(Records for processing)
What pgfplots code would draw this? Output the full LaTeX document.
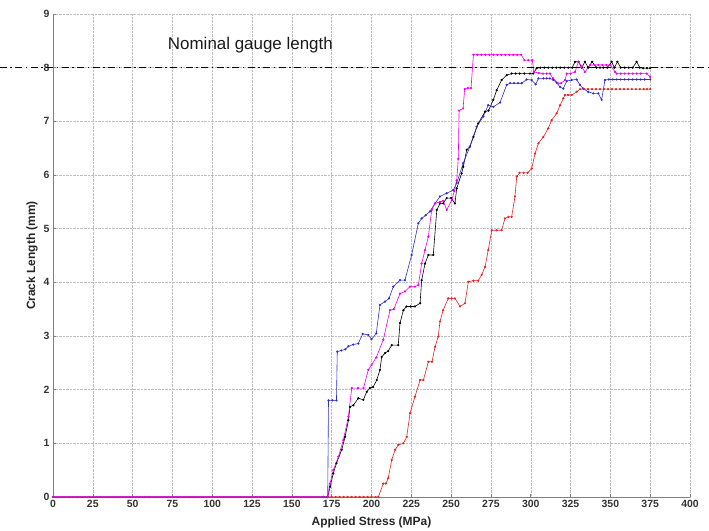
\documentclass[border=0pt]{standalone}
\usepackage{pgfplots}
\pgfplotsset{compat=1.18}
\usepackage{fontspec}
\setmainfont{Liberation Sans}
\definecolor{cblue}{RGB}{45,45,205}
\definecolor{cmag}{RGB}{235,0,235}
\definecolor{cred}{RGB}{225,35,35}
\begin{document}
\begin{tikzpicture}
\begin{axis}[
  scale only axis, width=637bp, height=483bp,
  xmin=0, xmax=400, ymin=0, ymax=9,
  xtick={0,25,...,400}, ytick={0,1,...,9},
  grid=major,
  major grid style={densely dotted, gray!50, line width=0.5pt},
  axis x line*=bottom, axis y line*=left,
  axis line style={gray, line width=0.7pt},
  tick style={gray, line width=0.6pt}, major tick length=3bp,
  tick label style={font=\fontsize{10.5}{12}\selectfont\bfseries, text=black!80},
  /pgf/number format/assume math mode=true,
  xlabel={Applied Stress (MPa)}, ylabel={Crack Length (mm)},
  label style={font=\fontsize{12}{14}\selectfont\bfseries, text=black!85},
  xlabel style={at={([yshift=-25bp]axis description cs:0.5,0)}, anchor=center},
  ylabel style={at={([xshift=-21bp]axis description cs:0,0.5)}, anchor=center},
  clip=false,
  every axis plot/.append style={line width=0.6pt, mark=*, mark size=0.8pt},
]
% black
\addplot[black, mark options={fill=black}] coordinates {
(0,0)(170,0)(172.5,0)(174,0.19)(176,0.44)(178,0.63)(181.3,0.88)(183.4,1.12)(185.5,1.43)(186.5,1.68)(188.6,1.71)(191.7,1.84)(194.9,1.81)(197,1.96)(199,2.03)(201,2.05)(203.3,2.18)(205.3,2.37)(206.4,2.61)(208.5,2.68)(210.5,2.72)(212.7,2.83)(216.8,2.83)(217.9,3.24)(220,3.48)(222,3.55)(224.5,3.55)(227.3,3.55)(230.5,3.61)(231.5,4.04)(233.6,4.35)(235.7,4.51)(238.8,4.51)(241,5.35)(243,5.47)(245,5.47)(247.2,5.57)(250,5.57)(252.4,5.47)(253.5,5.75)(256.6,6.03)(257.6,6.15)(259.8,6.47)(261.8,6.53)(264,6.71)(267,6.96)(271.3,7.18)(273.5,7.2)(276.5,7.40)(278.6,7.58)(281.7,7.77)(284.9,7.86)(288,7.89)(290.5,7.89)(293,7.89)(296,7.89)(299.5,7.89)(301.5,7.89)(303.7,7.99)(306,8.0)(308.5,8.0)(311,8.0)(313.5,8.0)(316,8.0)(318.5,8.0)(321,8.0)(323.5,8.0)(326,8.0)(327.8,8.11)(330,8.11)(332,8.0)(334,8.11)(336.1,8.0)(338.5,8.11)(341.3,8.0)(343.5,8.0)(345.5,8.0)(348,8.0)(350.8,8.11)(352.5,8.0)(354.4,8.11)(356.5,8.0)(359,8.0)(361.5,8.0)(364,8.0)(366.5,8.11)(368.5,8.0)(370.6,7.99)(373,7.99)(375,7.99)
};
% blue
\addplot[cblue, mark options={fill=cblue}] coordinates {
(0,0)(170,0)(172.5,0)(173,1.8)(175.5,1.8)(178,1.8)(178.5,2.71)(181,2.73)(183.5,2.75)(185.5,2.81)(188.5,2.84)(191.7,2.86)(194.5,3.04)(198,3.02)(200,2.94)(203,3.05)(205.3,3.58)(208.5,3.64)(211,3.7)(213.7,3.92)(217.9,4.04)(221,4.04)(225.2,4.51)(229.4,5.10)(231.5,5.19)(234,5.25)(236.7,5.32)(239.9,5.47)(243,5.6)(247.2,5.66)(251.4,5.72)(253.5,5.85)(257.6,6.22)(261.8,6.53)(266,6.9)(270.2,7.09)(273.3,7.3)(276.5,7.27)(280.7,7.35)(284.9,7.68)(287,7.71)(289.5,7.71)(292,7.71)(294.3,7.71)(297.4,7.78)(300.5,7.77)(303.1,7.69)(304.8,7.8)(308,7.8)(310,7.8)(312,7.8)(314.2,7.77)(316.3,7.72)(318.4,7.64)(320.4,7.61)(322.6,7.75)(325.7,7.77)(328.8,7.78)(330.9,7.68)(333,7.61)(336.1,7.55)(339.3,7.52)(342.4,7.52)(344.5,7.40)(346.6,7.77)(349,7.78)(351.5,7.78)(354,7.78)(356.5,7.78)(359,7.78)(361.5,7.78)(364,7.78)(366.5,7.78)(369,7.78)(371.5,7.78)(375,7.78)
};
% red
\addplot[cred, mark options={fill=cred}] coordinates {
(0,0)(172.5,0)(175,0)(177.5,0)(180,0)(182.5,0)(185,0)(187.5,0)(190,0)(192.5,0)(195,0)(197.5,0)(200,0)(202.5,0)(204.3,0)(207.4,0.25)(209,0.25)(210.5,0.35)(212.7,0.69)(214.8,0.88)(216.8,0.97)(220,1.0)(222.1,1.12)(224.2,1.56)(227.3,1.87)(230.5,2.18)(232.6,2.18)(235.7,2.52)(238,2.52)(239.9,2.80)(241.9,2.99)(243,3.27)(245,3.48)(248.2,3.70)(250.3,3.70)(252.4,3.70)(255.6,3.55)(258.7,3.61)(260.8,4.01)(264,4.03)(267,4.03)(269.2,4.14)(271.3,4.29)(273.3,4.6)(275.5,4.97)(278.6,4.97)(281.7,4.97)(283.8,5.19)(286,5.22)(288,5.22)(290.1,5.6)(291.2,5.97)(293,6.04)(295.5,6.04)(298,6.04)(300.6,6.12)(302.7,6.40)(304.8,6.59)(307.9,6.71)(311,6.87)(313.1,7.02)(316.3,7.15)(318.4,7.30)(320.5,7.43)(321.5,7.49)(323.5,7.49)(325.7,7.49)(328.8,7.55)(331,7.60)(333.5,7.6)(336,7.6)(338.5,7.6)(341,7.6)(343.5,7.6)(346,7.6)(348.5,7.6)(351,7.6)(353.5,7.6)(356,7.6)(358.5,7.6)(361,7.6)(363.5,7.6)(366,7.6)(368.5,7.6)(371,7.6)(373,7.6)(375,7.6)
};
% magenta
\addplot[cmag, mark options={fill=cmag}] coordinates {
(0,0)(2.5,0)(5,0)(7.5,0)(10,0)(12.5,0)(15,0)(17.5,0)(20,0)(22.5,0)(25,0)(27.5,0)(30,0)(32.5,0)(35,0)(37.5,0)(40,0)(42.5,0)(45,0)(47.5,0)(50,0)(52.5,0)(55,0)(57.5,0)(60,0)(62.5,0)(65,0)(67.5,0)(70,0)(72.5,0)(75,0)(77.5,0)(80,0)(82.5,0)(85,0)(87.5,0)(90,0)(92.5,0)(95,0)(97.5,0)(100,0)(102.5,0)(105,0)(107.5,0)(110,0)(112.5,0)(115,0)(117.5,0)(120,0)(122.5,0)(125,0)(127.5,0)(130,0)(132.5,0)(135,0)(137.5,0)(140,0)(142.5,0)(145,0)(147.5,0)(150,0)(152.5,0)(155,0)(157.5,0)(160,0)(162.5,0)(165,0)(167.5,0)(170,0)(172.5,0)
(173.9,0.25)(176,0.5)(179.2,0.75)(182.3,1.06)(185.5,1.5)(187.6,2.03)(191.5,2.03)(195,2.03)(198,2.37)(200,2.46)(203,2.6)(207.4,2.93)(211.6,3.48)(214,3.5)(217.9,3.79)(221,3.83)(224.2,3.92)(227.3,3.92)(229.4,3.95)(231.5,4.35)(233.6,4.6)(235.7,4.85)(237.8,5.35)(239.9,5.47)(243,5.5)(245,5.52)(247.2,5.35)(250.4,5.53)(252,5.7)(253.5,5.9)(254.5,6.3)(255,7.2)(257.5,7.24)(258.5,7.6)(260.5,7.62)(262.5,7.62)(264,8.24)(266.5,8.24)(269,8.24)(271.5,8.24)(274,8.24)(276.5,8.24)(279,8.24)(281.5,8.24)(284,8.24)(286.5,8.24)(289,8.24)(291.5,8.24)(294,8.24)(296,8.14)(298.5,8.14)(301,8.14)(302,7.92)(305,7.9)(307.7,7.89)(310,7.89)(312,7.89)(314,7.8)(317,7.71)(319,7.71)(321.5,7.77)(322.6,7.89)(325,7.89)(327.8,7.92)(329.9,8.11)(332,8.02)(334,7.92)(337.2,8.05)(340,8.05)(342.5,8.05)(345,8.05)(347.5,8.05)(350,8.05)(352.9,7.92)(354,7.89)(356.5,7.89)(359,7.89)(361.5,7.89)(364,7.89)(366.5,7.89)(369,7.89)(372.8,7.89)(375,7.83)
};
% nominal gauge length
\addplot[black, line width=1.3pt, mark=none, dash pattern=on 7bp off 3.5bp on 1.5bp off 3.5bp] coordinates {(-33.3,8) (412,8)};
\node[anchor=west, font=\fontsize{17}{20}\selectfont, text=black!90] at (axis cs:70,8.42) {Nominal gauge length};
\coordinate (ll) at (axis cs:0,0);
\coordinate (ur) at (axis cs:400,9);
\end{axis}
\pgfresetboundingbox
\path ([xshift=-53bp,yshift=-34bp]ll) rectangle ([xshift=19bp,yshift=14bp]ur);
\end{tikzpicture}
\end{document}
---
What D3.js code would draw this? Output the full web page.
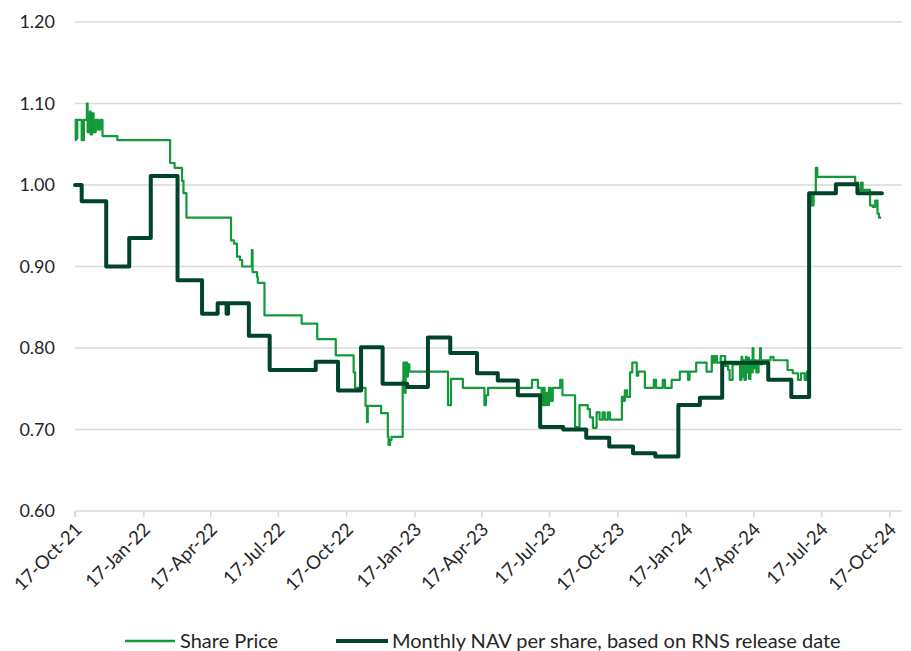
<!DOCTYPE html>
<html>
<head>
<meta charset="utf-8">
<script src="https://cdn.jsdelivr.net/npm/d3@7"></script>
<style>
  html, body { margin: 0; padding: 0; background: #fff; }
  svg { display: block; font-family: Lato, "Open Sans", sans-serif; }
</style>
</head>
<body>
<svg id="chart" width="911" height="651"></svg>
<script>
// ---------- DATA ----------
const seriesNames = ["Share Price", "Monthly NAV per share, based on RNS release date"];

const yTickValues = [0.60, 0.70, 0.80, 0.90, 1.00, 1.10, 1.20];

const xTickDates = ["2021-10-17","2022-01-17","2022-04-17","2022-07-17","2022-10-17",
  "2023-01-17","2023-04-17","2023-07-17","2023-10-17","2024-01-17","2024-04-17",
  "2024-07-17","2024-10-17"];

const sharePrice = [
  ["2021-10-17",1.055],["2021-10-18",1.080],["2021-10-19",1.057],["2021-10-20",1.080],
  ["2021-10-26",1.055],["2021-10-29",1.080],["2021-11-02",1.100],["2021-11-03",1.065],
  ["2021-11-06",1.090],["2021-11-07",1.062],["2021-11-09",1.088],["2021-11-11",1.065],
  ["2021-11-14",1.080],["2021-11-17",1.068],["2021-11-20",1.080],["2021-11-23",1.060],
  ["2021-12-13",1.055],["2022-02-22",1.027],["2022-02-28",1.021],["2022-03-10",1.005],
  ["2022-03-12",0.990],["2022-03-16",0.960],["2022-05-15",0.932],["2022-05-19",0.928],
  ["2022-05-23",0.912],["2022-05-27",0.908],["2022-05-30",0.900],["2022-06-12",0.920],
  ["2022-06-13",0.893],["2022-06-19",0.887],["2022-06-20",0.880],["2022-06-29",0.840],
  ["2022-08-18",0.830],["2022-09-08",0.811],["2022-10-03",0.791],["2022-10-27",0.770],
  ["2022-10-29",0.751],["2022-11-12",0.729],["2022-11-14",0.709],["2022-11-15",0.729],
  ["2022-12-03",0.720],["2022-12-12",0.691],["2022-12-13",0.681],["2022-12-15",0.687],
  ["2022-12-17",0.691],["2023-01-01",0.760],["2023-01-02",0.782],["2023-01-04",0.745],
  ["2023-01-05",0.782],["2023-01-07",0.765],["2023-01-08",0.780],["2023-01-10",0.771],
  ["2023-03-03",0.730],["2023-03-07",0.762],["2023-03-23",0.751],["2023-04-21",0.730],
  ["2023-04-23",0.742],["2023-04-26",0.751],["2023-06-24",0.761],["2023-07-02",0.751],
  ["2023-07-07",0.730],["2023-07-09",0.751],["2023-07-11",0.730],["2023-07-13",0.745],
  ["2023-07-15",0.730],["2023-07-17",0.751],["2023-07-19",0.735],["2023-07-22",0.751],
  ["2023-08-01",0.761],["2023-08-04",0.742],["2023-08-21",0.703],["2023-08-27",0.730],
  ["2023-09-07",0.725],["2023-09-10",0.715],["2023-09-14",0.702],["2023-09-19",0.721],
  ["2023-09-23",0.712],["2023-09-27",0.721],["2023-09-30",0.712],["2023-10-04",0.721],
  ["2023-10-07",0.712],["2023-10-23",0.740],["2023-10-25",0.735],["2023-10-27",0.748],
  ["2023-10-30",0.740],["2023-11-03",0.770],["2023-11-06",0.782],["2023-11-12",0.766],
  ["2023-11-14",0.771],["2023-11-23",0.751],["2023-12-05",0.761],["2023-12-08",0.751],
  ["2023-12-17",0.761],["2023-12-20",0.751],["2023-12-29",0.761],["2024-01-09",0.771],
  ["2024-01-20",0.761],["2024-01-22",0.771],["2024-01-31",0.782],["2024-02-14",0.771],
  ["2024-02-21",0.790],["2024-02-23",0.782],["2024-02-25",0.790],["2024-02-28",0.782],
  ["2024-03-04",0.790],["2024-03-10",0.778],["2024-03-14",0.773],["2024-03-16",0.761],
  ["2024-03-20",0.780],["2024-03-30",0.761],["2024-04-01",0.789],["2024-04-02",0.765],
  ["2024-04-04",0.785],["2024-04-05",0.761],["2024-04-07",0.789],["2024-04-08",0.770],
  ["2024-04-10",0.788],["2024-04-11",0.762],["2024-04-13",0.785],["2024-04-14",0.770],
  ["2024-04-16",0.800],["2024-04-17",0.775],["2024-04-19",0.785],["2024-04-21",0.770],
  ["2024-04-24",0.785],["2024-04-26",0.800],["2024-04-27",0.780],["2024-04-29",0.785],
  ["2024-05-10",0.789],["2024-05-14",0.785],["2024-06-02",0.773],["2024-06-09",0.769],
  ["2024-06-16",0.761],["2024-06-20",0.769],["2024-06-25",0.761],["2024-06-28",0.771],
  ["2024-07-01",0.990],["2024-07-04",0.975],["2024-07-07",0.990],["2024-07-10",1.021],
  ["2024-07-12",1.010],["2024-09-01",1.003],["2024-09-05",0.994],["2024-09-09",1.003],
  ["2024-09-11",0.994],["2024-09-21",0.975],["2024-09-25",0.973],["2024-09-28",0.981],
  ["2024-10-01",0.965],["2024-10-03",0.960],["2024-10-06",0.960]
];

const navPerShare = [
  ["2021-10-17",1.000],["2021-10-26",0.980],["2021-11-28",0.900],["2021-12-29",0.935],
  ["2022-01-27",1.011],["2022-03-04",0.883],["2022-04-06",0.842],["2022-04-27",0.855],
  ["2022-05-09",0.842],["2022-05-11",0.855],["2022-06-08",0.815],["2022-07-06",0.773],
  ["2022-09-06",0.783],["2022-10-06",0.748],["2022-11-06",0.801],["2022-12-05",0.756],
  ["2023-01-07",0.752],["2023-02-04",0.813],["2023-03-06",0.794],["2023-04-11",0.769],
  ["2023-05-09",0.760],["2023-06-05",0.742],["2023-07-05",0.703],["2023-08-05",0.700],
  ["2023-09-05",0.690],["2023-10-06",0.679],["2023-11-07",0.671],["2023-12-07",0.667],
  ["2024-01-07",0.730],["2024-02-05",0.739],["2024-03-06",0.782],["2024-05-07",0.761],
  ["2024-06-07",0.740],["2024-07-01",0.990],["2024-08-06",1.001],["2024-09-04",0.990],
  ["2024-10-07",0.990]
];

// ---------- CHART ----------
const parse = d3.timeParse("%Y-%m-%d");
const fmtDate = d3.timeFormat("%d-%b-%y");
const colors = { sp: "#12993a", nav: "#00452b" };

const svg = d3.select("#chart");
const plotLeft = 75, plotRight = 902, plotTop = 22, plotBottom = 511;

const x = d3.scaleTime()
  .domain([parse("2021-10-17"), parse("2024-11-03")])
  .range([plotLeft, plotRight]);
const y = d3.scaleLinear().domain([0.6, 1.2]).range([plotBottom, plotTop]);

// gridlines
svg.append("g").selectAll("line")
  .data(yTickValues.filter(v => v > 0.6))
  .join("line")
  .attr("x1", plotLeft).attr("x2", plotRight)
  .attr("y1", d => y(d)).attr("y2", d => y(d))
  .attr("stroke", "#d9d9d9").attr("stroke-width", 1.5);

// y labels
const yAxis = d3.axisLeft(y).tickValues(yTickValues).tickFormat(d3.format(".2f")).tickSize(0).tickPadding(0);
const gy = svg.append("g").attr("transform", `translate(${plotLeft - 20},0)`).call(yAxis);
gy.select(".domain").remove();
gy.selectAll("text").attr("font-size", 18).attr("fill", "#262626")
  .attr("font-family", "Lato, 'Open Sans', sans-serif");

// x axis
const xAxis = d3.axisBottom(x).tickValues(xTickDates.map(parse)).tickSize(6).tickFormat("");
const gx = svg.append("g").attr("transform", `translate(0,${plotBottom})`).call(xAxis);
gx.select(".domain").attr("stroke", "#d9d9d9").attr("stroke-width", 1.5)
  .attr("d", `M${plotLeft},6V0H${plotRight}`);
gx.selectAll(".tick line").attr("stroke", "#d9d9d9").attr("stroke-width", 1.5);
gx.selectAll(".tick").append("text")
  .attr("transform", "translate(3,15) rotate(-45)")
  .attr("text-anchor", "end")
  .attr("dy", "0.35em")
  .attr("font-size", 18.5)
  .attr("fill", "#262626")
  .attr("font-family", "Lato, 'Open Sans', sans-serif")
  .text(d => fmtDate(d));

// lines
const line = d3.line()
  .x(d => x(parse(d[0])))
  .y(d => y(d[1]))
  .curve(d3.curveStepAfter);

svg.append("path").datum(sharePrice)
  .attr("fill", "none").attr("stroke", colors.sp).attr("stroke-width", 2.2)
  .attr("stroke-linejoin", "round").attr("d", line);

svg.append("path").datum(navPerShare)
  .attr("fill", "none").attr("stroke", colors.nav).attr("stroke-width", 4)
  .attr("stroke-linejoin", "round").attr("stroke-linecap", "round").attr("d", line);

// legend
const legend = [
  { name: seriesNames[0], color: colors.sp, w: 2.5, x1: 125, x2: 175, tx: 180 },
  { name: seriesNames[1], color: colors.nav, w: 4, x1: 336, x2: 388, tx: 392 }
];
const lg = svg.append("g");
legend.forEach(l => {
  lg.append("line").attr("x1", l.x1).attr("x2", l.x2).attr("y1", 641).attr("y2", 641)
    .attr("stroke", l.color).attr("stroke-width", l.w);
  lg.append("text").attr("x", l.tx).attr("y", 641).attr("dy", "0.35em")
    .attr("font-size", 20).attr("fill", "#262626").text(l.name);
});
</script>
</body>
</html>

(Task prompt)
Lines holding the word "this" should be counted across the entries; state only how many there are.

(Exercise output)
2